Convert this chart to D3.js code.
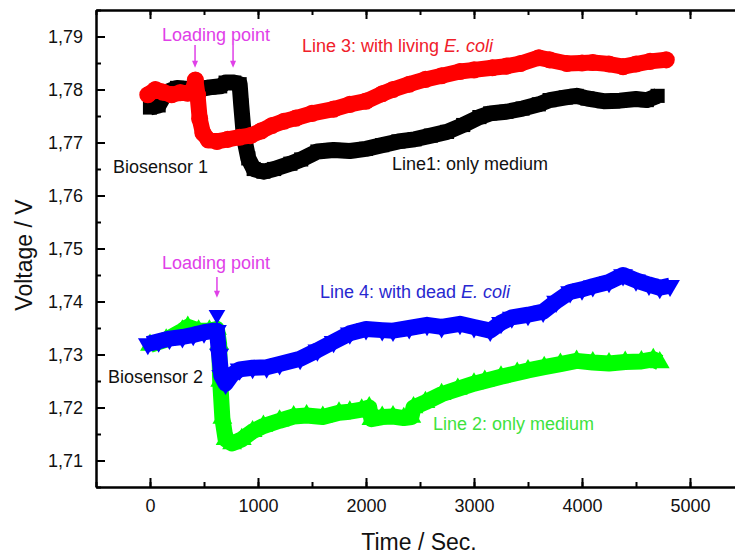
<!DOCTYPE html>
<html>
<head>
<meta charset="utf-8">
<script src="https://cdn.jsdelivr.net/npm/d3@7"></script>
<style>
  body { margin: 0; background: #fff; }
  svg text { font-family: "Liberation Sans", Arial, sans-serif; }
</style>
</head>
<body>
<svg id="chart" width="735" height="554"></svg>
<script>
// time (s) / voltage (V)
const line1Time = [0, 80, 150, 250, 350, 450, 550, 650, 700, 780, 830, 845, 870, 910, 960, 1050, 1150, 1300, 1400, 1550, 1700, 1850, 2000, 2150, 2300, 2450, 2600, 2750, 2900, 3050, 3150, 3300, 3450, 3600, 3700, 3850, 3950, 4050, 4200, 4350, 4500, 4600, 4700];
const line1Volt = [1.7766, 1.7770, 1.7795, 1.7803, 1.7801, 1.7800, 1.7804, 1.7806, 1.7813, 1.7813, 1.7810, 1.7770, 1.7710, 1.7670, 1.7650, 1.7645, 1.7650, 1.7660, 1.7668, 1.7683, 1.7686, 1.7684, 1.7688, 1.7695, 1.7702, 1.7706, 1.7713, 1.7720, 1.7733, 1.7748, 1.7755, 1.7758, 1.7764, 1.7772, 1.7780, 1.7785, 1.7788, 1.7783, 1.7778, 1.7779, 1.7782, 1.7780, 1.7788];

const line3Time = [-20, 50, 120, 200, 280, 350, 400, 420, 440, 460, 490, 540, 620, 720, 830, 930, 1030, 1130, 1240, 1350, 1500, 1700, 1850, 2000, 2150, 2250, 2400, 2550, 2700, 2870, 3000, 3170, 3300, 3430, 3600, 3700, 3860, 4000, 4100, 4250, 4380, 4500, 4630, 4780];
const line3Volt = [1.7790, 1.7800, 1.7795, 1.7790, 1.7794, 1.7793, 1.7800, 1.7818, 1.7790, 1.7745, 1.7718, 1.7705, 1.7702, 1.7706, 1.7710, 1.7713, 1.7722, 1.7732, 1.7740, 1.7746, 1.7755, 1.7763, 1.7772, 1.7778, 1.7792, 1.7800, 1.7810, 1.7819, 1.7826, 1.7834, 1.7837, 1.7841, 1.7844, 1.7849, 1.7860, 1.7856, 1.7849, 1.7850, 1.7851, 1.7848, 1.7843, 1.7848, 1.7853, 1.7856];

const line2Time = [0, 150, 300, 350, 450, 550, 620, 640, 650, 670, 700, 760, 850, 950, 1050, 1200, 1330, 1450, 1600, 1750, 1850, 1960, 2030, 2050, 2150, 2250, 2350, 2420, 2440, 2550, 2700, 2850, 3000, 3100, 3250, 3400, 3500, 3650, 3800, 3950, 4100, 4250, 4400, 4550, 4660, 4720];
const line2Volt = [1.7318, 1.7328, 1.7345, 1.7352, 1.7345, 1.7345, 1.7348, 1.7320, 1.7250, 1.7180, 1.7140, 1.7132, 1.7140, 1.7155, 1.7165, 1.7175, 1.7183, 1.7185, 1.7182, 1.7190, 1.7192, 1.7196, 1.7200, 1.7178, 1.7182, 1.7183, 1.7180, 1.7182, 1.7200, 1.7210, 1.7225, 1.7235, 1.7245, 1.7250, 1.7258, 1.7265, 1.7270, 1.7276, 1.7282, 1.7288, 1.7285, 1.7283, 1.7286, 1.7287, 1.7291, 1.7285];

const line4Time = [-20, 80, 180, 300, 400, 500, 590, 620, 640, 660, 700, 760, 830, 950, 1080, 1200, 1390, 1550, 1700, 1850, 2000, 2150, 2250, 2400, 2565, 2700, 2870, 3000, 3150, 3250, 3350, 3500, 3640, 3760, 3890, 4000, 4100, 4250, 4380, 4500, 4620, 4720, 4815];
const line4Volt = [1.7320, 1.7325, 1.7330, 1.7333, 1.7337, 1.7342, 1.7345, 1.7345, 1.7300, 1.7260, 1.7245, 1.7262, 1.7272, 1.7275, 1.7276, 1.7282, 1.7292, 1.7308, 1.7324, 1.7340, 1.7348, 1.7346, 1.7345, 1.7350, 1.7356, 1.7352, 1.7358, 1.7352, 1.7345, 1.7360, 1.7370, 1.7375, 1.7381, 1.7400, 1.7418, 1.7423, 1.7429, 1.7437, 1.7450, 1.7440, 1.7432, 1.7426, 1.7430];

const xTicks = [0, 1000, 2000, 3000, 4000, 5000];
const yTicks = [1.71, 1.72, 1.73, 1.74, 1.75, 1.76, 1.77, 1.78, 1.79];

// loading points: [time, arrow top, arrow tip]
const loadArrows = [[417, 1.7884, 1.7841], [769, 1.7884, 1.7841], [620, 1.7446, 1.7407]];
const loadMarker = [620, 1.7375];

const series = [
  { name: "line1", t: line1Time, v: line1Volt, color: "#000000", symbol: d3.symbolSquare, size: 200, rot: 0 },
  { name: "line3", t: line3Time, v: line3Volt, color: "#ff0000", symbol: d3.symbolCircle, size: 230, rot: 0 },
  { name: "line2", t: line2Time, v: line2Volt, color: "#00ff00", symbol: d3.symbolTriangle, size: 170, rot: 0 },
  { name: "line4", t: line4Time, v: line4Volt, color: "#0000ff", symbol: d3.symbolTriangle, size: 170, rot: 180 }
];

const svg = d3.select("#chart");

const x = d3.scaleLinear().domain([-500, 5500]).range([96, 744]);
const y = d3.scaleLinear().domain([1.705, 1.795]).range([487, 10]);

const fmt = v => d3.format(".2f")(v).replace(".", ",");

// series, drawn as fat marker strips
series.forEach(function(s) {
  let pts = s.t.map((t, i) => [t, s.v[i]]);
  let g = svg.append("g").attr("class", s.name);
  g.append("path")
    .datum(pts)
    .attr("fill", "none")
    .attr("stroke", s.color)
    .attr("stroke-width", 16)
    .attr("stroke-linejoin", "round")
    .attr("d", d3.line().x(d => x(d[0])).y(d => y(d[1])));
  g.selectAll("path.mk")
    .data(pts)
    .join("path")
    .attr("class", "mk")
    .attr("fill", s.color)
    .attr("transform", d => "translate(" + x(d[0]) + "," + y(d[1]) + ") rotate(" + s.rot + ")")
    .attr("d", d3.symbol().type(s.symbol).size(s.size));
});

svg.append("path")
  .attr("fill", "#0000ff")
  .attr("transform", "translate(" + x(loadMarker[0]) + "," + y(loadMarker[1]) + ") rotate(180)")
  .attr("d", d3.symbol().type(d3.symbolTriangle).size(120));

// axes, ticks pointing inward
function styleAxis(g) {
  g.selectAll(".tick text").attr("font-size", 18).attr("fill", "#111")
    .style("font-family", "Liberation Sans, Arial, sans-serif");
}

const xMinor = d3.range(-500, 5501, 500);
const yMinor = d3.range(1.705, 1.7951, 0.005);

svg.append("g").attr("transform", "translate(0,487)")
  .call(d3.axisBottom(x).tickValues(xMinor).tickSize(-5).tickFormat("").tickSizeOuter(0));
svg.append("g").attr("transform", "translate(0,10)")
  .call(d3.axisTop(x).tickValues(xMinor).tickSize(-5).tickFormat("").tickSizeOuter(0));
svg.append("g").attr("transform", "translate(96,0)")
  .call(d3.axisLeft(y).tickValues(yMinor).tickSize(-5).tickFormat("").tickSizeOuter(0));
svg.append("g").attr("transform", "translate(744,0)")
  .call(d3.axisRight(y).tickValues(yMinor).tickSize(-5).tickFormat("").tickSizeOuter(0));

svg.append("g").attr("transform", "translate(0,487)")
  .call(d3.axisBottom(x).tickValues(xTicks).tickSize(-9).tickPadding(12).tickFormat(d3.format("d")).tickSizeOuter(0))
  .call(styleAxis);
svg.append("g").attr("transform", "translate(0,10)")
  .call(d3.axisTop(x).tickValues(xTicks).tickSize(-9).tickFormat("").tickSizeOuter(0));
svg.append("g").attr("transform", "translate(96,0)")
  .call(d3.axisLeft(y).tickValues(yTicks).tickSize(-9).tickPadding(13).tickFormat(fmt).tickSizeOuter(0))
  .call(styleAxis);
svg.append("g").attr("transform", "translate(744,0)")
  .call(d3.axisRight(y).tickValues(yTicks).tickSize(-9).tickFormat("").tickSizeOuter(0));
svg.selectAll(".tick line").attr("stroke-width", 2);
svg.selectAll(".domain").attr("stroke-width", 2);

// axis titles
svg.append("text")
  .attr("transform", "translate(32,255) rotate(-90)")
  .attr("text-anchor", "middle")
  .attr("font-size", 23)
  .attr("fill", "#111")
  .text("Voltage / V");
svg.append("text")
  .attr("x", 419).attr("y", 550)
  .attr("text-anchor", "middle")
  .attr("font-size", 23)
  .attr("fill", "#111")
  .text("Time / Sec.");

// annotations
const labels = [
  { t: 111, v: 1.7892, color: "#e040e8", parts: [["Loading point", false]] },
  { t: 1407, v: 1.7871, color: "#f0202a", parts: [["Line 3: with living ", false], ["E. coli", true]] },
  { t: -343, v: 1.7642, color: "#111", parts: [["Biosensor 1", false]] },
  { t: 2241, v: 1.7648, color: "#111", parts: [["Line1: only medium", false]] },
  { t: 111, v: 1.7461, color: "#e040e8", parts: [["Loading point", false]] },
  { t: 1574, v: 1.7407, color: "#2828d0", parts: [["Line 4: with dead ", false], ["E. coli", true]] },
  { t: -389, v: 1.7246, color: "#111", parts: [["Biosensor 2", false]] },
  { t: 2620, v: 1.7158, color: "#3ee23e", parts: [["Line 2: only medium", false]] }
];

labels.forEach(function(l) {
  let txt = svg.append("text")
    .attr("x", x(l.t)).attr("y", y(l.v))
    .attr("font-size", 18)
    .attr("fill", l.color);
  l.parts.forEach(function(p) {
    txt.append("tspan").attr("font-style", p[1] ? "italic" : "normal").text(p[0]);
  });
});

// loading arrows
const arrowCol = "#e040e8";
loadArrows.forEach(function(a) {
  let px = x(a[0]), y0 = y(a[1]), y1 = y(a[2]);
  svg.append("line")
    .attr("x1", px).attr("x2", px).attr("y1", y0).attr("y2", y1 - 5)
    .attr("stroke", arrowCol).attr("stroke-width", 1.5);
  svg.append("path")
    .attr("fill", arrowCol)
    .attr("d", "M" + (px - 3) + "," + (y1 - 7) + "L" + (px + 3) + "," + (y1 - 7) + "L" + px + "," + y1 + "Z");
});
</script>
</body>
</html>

▸ WRITTEN PROBLEM: Return exactly what appears from the opening line of the material through the line with "1.7782, 1.7780, 1.7788];", apart from the pictures.

▸ TASK RESPONSE:
Convert this chart to D3.js code.
<!DOCTYPE html>
<html>
<head>
<meta charset="utf-8">
<script src="https://cdn.jsdelivr.net/npm/d3@7"></script>
<style>
  body { margin: 0; background: #fff; }
  svg text { font-family: "Liberation Sans", Arial, sans-serif; }
</style>
</head>
<body>
<svg id="chart" width="735" height="554"></svg>
<script>
// time (s) / voltage (V)
const line1Time = [0, 80, 150, 250, 350, 450, 550, 650, 700, 780, 830, 845, 870, 910, 960, 1050, 1150, 1300, 1400, 1550, 1700, 1850, 2000, 2150, 2300, 2450, 2600, 2750, 2900, 3050, 3150, 3300, 3450, 3600, 3700, 3850, 3950, 4050, 4200, 4350, 4500, 4600, 4700];
const line1Volt = [1.7766, 1.7770, 1.7795, 1.7803, 1.7801, 1.7800, 1.7804, 1.7806, 1.7813, 1.7813, 1.7810, 1.7770, 1.7710, 1.7670, 1.7650, 1.7645, 1.7650, 1.7660, 1.7668, 1.7683, 1.7686, 1.7684, 1.7688, 1.7695, 1.7702, 1.7706, 1.7713, 1.7720, 1.7733, 1.7748, 1.7755, 1.7758, 1.7764, 1.7772, 1.7780, 1.7785, 1.7788, 1.7783, 1.7778, 1.7779, 1.7782, 1.7780, 1.7788];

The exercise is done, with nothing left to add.